→ **TASK BRIEF**
Track down the lines that contain "standalone" and copy them.

[BEGIN ENTRIES PROVIDED]

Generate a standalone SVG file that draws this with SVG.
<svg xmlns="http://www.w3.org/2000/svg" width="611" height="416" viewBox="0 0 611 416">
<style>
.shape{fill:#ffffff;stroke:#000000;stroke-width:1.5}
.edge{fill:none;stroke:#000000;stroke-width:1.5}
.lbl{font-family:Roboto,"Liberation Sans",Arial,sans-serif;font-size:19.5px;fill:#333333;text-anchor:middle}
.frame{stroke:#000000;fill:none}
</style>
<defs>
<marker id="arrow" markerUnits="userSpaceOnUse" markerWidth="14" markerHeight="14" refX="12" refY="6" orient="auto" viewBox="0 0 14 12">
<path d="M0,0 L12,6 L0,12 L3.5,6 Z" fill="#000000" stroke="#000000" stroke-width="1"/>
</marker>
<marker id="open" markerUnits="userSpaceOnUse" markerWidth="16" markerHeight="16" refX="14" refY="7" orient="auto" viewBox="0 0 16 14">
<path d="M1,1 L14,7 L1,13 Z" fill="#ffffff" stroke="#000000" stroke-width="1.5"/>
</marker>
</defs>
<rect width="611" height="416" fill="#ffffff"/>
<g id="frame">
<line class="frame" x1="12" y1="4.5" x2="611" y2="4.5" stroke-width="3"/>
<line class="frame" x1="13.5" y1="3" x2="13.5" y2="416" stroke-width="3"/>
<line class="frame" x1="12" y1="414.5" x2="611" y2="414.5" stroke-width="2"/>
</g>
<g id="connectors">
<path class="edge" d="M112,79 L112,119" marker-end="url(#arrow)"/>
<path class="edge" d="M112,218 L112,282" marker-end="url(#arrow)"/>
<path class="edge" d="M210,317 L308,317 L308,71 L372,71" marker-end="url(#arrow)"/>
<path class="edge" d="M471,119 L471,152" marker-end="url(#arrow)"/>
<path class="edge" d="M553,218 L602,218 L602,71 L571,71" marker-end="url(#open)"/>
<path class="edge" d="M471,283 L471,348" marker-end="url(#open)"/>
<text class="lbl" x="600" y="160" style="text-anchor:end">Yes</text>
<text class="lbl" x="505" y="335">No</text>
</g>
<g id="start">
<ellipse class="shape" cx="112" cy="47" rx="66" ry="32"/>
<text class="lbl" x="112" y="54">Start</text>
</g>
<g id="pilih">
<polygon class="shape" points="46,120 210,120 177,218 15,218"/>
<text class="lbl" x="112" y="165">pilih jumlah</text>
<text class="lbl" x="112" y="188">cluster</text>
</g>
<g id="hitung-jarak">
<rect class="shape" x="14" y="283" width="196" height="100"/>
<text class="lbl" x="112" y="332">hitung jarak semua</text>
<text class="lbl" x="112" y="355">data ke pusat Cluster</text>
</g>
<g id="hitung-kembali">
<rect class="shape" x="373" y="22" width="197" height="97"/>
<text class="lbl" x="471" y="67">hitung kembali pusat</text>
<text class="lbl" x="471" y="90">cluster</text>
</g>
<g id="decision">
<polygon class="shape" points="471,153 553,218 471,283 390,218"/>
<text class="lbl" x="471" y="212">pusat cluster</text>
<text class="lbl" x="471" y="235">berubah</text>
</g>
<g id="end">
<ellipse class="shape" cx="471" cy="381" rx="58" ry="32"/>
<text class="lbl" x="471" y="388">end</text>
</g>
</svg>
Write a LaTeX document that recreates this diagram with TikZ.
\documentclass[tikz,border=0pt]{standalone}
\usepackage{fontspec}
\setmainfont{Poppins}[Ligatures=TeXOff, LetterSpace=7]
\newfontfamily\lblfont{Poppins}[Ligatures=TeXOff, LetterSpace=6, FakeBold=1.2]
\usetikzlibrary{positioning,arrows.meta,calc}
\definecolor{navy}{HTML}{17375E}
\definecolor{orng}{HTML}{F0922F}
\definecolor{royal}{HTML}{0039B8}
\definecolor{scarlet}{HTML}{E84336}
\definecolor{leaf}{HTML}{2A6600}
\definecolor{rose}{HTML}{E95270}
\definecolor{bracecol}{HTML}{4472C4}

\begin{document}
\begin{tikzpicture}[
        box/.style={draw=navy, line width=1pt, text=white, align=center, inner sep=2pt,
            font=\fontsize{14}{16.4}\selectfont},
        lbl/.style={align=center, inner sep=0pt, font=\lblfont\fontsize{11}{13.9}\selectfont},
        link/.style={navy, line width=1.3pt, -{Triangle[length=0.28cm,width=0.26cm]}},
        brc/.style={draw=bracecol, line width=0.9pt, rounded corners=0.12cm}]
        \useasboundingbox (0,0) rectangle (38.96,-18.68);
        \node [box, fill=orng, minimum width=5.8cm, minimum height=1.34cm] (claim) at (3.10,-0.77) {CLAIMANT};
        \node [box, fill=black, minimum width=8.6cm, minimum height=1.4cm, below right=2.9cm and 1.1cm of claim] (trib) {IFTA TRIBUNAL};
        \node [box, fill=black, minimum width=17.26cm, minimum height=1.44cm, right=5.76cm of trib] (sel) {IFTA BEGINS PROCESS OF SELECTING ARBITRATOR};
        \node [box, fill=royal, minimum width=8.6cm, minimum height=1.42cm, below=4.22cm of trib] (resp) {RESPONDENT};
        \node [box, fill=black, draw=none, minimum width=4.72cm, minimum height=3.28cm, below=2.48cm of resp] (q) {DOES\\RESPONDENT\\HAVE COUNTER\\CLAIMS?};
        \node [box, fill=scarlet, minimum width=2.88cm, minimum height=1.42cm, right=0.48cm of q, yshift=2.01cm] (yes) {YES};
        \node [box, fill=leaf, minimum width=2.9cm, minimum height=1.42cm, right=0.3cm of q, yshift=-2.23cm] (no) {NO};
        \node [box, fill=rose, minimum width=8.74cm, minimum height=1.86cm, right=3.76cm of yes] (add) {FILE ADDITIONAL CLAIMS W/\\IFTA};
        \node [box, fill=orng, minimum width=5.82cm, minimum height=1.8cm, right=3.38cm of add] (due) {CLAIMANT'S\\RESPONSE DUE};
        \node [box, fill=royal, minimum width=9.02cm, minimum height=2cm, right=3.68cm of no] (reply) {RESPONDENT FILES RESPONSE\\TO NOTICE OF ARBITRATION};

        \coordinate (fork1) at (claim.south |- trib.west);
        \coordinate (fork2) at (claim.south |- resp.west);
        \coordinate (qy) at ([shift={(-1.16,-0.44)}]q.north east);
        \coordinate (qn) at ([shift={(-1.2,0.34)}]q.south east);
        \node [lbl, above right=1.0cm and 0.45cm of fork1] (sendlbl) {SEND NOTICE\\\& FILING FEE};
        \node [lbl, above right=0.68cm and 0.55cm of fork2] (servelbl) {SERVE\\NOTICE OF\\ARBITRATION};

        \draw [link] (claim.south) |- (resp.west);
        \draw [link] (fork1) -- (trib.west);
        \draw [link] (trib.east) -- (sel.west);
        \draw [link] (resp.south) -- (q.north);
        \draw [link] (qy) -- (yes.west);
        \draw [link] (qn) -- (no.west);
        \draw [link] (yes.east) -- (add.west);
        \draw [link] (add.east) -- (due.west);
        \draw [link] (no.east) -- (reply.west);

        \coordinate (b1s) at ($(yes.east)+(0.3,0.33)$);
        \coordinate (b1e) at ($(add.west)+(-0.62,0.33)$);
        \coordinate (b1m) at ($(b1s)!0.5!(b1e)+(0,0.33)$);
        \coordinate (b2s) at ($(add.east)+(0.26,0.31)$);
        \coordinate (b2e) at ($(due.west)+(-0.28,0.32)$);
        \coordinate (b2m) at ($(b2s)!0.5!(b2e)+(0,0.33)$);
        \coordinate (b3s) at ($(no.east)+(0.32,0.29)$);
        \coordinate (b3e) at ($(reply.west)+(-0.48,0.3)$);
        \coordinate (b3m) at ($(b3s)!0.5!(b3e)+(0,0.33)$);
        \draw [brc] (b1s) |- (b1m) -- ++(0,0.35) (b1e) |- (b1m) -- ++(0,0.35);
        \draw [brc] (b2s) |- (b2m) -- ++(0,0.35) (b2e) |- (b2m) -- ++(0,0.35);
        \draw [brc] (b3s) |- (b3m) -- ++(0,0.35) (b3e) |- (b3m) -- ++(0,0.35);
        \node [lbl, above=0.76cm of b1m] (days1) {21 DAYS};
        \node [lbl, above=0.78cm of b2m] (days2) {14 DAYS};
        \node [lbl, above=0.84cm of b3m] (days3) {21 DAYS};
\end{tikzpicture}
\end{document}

[END ENTRIES PROVIDED]

→ **IN RESPONSE**
Generate a standalone SVG file that draws this with SVG.
\documentclass[tikz,border=0pt]{standalone}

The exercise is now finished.